SUPPLIED DATA:
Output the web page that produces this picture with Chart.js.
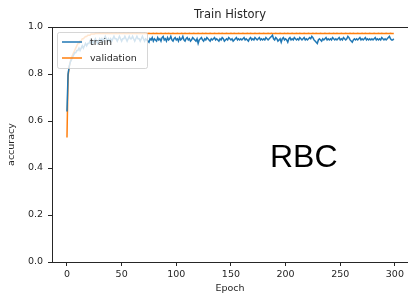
<!DOCTYPE html>
<html>
<head>
<meta charset="utf-8">
<script src="https://cdn.jsdelivr.net/npm/chart.js@4/dist/chart.umd.min.js"></script>
<style>
  html, body { margin: 0; padding: 0; background: #fff; }
  #wrap { width: 408px; height: 297px; }
</style>
</head>
<body>
<div id="wrap"><canvas id="myCanvas" width="408" height="297"></canvas></div>
<script>
// accuracy per epoch
const train = [
  0.64,0.80,0.83,0.85,0.86,0.87,0.88,0.89,0.89,0.90,0.90,0.91,0.90,0.91,0.92,0.91,0.92,0.93,0.92,0.93,
  0.93,0.94,0.93,0.94,0.93,0.94,0.95,0.94,0.93,0.94,0.95,0.94,0.95,0.94,0.95,0.96,0.95,0.94,0.95,0.94,
  0.95,0.94,0.95,0.96,0.95,0.95,0.94,0.95,0.96,0.95,0.94,0.95,0.95,0.96,0.95,0.94,0.95,0.96,0.95,0.95,
  0.96,0.95,0.94,0.95,0.96,0.95,0.95,0.94,0.95,0.96,0.95,0.94,0.95,0.945,0.94,0.935,0.95,0.945,0.955,0.94,
  0.95,0.945,0.94,0.955,0.945,0.95,0.94,0.955,0.96,0.945,0.95,0.94,0.955,0.945,0.95,0.96,0.945,0.94,0.95,0.955,
  0.945,0.95,0.94,0.955,0.945,0.95,0.96,0.945,0.94,0.95,0.955,0.945,0.95,0.94,0.945,0.955,0.95,0.945,0.94,0.95,
  0.93,0.945,0.95,0.955,0.945,0.94,0.95,0.945,0.955,0.95,0.945,0.94,0.95,0.945,0.95,0.955,0.945,0.95,0.945,0.94,
  0.95,0.945,0.955,0.95,0.94,0.945,0.95,0.945,0.955,0.95,0.945,0.95,0.94,0.945,0.95,0.955,0.945,0.95,0.945,0.95,
  0.945,0.95,0.955,0.945,0.95,0.945,0.94,0.95,0.955,0.945,0.95,0.945,0.955,0.95,0.945,0.95,0.955,0.945,0.95,0.945,
  0.95,0.945,0.955,0.95,0.945,0.95,0.955,0.96,0.965,0.95,0.945,0.955,0.95,0.94,0.945,0.95,0.935,0.95,0.955,0.945,
  0.95,0.945,0.935,0.95,0.955,0.945,0.95,0.945,0.955,0.95,0.945,0.95,0.945,0.955,0.95,0.945,0.95,0.955,0.945,0.95,
  0.945,0.95,0.955,0.95,0.96,0.955,0.945,0.94,0.935,0.93,0.945,0.95,0.945,0.94,0.95,0.945,0.95,0.955,0.945,0.95,
  0.945,0.95,0.945,0.955,0.95,0.945,0.95,0.945,0.95,0.955,0.945,0.95,0.945,0.955,0.95,0.945,0.95,0.96,0.955,0.945,
  0.94,0.935,0.945,0.95,0.945,0.95,0.945,0.95,0.955,0.945,0.95,0.945,0.95,0.955,0.945,0.95,0.945,0.95,0.945,0.95,
  0.945,0.95,0.955,0.945,0.95,0.945,0.95,0.945,0.955,0.95,0.945,0.95,0.945,0.95,0.955,0.96,0.95,0.945,0.945,0.95
];
const validation = [
  0.53,0.79,0.83,0.85,0.87,0.88,0.89,0.90,0.91,0.92,0.93,0.93,0.94,0.94,0.95,0.95,0.955,0.96,0.96,0.965,
  0.965,0.965,0.97,0.97,0.97,0.97,0.972,0.972,0.972,0.972,0.973,0.972,0.972,0.973,0.972,0.972,0.972,0.973,0.972,0.972,
  0.972,0.973,0.972,0.972,0.972,0.973,0.972,0.972,0.973,0.972,0.972,0.972,0.973,0.972,0.972,0.972,0.973,0.972,0.972,0.972,
  0.973,0.972,0.972,0.972,0.973,0.972,0.972,0.973,0.972,0.972,0.972,0.973,0.972,0.972,0.972,0.973,0.972,0.972,0.972,0.973,
  0.972,0.972,0.973,0.972,0.972,0.972,0.973,0.972,0.972,0.972,0.973,0.972,0.972,0.973,0.972,0.972,0.972,0.973,0.972,0.972,
  0.972,0.973,0.972,0.972,0.972,0.973,0.972,0.972,0.973,0.972,0.972,0.972,0.973,0.972,0.972,0.972,0.973,0.972,0.972,0.972,
  0.973,0.972,0.972,0.972,0.973,0.972,0.972,0.973,0.972,0.972,0.972,0.973,0.972,0.972,0.972,0.973,0.972,0.972,0.972,0.973,
  0.972,0.972,0.973,0.972,0.972,0.972,0.973,0.972,0.972,0.972,0.973,0.972,0.972,0.973,0.972,0.972,0.972,0.973,0.972,0.972,
  0.972,0.973,0.972,0.972,0.972,0.973,0.972,0.972,0.973,0.972,0.972,0.972,0.973,0.972,0.972,0.972,0.973,0.972,0.972,0.972,
  0.973,0.972,0.972,0.972,0.973,0.972,0.972,0.973,0.972,0.972,0.972,0.973,0.972,0.972,0.972,0.973,0.972,0.972,0.972,0.973,
  0.972,0.972,0.973,0.972,0.972,0.972,0.973,0.972,0.972,0.972,0.973,0.972,0.972,0.973,0.972,0.972,0.972,0.973,0.972,0.972,
  0.972,0.973,0.972,0.972,0.972,0.973,0.972,0.972,0.973,0.972,0.972,0.972,0.973,0.972,0.972,0.972,0.973,0.972,0.972,0.972,
  0.973,0.972,0.972,0.972,0.973,0.972,0.972,0.973,0.972,0.972,0.972,0.973,0.972,0.972,0.972,0.973,0.972,0.972,0.972,0.973,
  0.972,0.972,0.973,0.972,0.972,0.972,0.973,0.972,0.972,0.972,0.973,0.972,0.972,0.973,0.972,0.972,0.972,0.973,0.972,0.972,
  0.972,0.973,0.972,0.972,0.972,0.973,0.972,0.972,0.973,0.972,0.972,0.972,0.973,0.972,0.972,0.972,0.973,0.972,0.972,0.972
];
const seriesNames = ['train', 'validation'];
const xTicks = [0, 50, 100, 150, 200, 250, 300];
const yTicks = [0.0, 0.2, 0.4, 0.6, 0.8, 1.0];

const FONT = 'DejaVu Sans';
const INK = '#262626';

const toPoints = (arr) => arr.map((v, i) => ({ x: i, y: v }));

// matplotlib-ish extras: top spine, legend box, title, big label
const extras = {
	id: 'extras',
	afterDatasetsDraw(chart) {
		const { ctx, chartArea: a } = chart;
		ctx.save();
		// top spine
		ctx.strokeStyle = INK;
		ctx.lineWidth = 1;
		ctx.beginPath();
		ctx.moveTo(a.left, a.top + 0.5);
		ctx.lineTo(a.right, a.top + 0.5);
		ctx.stroke();

		// legend
		const lx = a.left + 5, ly = a.top + 5, lw = 90, lh = 36;
		ctx.fillStyle = 'rgba(255,255,255,0.8)';
		ctx.strokeStyle = 'rgba(204,204,204,0.8)';
		ctx.beginPath();
		ctx.roundRect(lx + 0.5, ly + 0.5, lw, lh, 2);
		ctx.fill();
		ctx.stroke();
		const colors = chart.data.datasets.map(d => d.borderColor);
		seriesNames.forEach((name, i) => {
			const yy = ly + 10 + i * 16;
			ctx.strokeStyle = colors[i];
			ctx.lineWidth = 1.5;
			ctx.beginPath();
			ctx.moveTo(lx + 5, yy);
			ctx.lineTo(lx + 25, yy);
			ctx.stroke();
			ctx.fillStyle = INK;
			ctx.font = '9.5px "' + FONT + '"';
			ctx.textBaseline = 'middle';
			ctx.textAlign = 'left';
			ctx.fillText(name, lx + 33, yy + 0.5);
		});

		// title
		ctx.fillStyle = INK;
		ctx.font = '11.5px "' + FONT + '"';
		ctx.textAlign = 'center';
		ctx.textBaseline = 'alphabetic';
		ctx.fillText('Train History', (a.left + a.right) / 2, a.top - 9);

		// big label
		ctx.fillStyle = '#000';
		ctx.font = '32px "Liberation Sans"';
		ctx.textAlign = 'left';
		ctx.fillText('RBC', 270, 167);
		ctx.restore();
	}
};

const ctx = document.querySelector('#myCanvas');
const chart = new Chart(ctx, {
	type: 'line',
	data: {
		datasets: [
			{ label: seriesNames[0], data: toPoints(train), borderColor: '#1f77b4', borderWidth: 1.5, pointRadius: 0, tension: 0 },
			{ label: seriesNames[1], data: toPoints(validation), borderColor: '#ff7f0e', borderWidth: 1.5, pointRadius: 0, tension: 0 }
		]
	},
	options: {
		responsive: false,
		animation: false,
		layout: { padding: { top: 27, right: 0, bottom: 3, left: 6 } },
		plugins: { legend: { display: false }, tooltip: { enabled: false } },
		scales: {
			x: {
				type: 'linear',
				min: -13.7,
				max: 312,
				afterBuildTicks: (s) => { s.ticks = xTicks.map(v => ({ value: v })); },
				afterFit: (s) => { s.height = 32; },
				ticks: { color: INK, font: { family: FONT, size: 9.5 }, padding: 3, maxRotation: 0 },
				grid: { drawOnChartArea: false, drawTicks: true, tickLength: 4, color: INK },
				border: { display: true, color: INK },
				title: { display: true, text: 'Epoch', color: INK, font: { family: FONT, size: 9.5 }, padding: { top: 0, bottom: 0 } }
			},
			y: {
				min: 0,
				max: 1,
				afterBuildTicks: (s) => { s.ticks = yTicks.map(v => ({ value: v })); },
				afterFit: (s) => { s.width = 46; },
				ticks: { color: INK, font: { family: FONT, size: 9.5 }, padding: 5, callback: (v) => v.toFixed(1) },
				grid: { drawOnChartArea: false, drawTicks: true, tickLength: 4, color: INK },
				border: { display: true, color: INK },
				title: { display: true, text: 'accuracy', color: INK, font: { family: FONT, size: 9.5 }, padding: { top: 0, bottom: 2 } }
			}
		}
	},
	plugins: [extras]
});
</script>
</body>
</html>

DIRECTIONS FOR THIS TASK:
Filter the data for the string "picture" and copy every line that has it.

CORRECT RESULT:
Output the web page that produces this picture with Chart.js.

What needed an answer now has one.